> **Supplied entries**:
☆ ☆ ☆
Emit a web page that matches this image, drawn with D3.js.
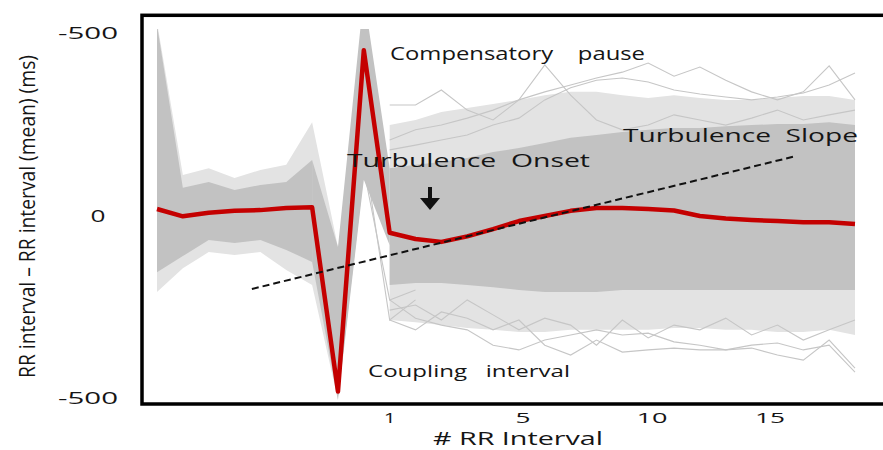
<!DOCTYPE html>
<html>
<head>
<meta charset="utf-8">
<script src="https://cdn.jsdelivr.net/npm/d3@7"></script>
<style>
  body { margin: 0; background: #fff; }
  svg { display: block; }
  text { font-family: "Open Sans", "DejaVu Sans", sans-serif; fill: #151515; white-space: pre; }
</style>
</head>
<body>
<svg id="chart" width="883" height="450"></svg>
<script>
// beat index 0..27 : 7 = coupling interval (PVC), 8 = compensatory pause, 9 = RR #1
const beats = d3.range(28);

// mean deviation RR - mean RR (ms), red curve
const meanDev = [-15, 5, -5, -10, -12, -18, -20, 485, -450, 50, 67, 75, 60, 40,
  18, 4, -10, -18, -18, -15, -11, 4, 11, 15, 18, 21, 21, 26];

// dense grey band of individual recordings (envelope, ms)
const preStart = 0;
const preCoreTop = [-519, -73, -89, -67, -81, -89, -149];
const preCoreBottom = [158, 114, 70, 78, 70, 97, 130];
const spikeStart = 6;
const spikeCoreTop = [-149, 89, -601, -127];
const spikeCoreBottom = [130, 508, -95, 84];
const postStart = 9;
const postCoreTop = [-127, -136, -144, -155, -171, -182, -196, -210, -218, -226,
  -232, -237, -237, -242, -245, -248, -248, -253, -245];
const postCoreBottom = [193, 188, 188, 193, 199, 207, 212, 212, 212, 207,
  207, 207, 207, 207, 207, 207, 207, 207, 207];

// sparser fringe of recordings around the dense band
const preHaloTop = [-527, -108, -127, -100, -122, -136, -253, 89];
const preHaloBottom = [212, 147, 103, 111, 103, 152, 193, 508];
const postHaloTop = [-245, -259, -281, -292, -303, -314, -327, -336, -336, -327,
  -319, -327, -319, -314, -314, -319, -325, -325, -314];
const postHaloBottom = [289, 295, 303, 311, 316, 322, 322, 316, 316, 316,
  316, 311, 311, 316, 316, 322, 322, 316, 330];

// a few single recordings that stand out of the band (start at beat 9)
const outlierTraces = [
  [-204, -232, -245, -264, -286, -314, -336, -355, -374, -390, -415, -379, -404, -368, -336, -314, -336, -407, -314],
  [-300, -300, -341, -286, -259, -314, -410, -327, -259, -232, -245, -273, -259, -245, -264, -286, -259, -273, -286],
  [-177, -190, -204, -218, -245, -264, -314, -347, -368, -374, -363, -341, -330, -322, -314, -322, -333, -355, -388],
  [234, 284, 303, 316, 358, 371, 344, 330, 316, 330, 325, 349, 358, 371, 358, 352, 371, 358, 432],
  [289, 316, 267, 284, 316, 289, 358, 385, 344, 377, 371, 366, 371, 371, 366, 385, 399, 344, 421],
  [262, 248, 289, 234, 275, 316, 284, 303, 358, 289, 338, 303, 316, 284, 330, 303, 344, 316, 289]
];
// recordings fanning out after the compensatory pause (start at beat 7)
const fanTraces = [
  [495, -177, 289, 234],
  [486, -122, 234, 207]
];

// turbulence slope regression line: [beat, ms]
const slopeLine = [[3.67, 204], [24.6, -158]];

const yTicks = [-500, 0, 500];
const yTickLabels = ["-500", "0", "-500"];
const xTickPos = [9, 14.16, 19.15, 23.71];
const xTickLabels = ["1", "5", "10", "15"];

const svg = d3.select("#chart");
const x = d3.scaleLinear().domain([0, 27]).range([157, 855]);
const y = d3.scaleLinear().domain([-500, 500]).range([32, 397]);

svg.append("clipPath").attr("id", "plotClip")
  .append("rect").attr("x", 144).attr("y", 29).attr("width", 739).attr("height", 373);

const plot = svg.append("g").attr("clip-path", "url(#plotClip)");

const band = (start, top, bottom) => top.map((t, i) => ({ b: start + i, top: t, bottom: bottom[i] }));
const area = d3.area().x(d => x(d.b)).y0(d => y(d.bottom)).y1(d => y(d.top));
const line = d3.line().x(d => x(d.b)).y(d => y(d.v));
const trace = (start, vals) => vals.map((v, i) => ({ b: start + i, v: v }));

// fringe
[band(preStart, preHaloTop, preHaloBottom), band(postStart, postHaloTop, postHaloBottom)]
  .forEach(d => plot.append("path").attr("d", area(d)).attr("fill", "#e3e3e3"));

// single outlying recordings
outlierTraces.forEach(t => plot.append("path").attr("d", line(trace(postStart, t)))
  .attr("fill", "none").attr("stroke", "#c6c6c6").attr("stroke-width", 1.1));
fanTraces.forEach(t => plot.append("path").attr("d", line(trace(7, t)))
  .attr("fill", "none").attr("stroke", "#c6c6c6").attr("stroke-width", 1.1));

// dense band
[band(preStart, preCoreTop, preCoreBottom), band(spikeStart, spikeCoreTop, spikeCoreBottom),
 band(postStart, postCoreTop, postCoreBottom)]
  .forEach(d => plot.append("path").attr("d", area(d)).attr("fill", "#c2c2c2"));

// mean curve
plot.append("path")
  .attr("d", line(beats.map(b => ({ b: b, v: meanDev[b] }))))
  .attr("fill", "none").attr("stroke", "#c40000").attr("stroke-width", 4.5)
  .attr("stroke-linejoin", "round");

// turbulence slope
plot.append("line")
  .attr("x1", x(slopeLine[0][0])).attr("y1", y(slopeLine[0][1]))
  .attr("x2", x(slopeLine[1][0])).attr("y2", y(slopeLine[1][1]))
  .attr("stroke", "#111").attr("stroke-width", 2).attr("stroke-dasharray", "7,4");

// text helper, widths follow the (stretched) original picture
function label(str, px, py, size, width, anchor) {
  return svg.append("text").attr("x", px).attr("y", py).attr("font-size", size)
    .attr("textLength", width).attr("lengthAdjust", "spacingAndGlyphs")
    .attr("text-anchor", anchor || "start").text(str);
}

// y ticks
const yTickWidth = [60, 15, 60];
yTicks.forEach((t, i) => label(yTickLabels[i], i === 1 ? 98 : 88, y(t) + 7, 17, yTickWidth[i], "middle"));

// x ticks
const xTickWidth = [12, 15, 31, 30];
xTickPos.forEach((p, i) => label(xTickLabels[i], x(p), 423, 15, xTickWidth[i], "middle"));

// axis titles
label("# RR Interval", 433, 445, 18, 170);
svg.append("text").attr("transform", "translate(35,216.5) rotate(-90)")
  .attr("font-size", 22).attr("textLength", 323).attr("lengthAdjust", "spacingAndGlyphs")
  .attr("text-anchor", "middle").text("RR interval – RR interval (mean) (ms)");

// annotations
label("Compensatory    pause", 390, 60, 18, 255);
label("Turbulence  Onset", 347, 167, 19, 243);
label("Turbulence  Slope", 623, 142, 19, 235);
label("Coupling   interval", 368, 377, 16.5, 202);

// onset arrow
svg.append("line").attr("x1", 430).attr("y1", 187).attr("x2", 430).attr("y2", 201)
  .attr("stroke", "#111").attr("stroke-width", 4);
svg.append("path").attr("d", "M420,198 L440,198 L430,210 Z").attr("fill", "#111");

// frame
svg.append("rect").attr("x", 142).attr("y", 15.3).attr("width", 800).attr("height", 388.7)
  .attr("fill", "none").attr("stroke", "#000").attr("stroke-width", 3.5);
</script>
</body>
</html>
☆ ☆ ☆
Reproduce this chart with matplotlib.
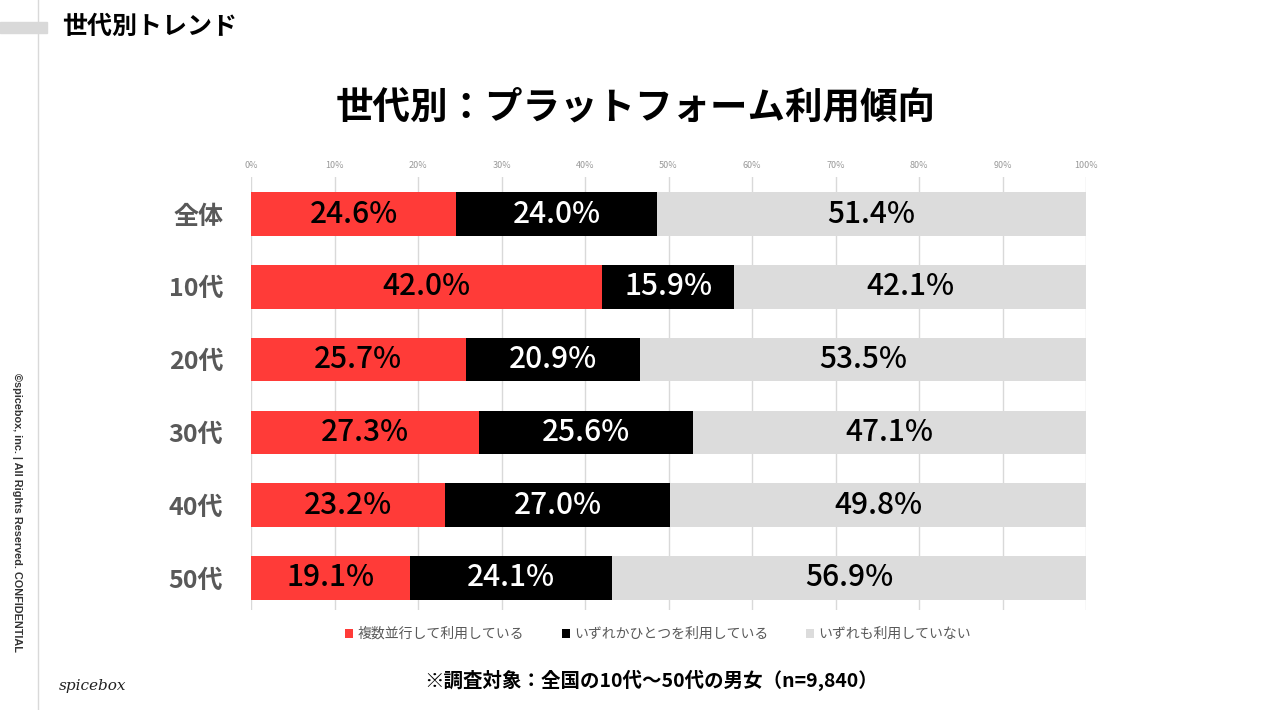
☆ ☆ ☆
Go back to the lines above and output, exactly as they stand, the ones from the line containing "Emit a web page" to the line containing "316, 311, 311, 316, 316, 322, 322, 316, 330];". Leave all pictures behind.

Emit a web page that matches this image, drawn with D3.js.
<!DOCTYPE html>
<html>
<head>
<meta charset="utf-8">
<script src="https://cdn.jsdelivr.net/npm/d3@7"></script>
<style>
  body { margin: 0; background: #fff; }
  svg { display: block; }
  text { font-family: "Open Sans", "DejaVu Sans", sans-serif; fill: #151515; white-space: pre; }
</style>
</head>
<body>
<svg id="chart" width="883" height="450"></svg>
<script>
// beat index 0..27 : 7 = coupling interval (PVC), 8 = compensatory pause, 9 = RR #1
const beats = d3.range(28);

// mean deviation RR - mean RR (ms), red curve
const meanDev = [-15, 5, -5, -10, -12, -18, -20, 485, -450, 50, 67, 75, 60, 40,
  18, 4, -10, -18, -18, -15, -11, 4, 11, 15, 18, 21, 21, 26];

// dense grey band of individual recordings (envelope, ms)
const preStart = 0;
const preCoreTop = [-519, -73, -89, -67, -81, -89, -149];
const preCoreBottom = [158, 114, 70, 78, 70, 97, 130];
const spikeStart = 6;
const spikeCoreTop = [-149, 89, -601, -127];
const spikeCoreBottom = [130, 508, -95, 84];
const postStart = 9;
const postCoreTop = [-127, -136, -144, -155, -171, -182, -196, -210, -218, -226,
  -232, -237, -237, -242, -245, -248, -248, -253, -245];
const postCoreBottom = [193, 188, 188, 193, 199, 207, 212, 212, 212, 207,
  207, 207, 207, 207, 207, 207, 207, 207, 207];

// sparser fringe of recordings around the dense band
const preHaloTop = [-527, -108, -127, -100, -122, -136, -253, 89];
const preHaloBottom = [212, 147, 103, 111, 103, 152, 193, 508];
const postHaloTop = [-245, -259, -281, -292, -303, -314, -327, -336, -336, -327,
  -319, -327, -319, -314, -314, -319, -325, -325, -314];
const postHaloBottom = [289, 295, 303, 311, 316, 322, 322, 316, 316, 316,
  316, 311, 311, 316, 316, 322, 322, 316, 330];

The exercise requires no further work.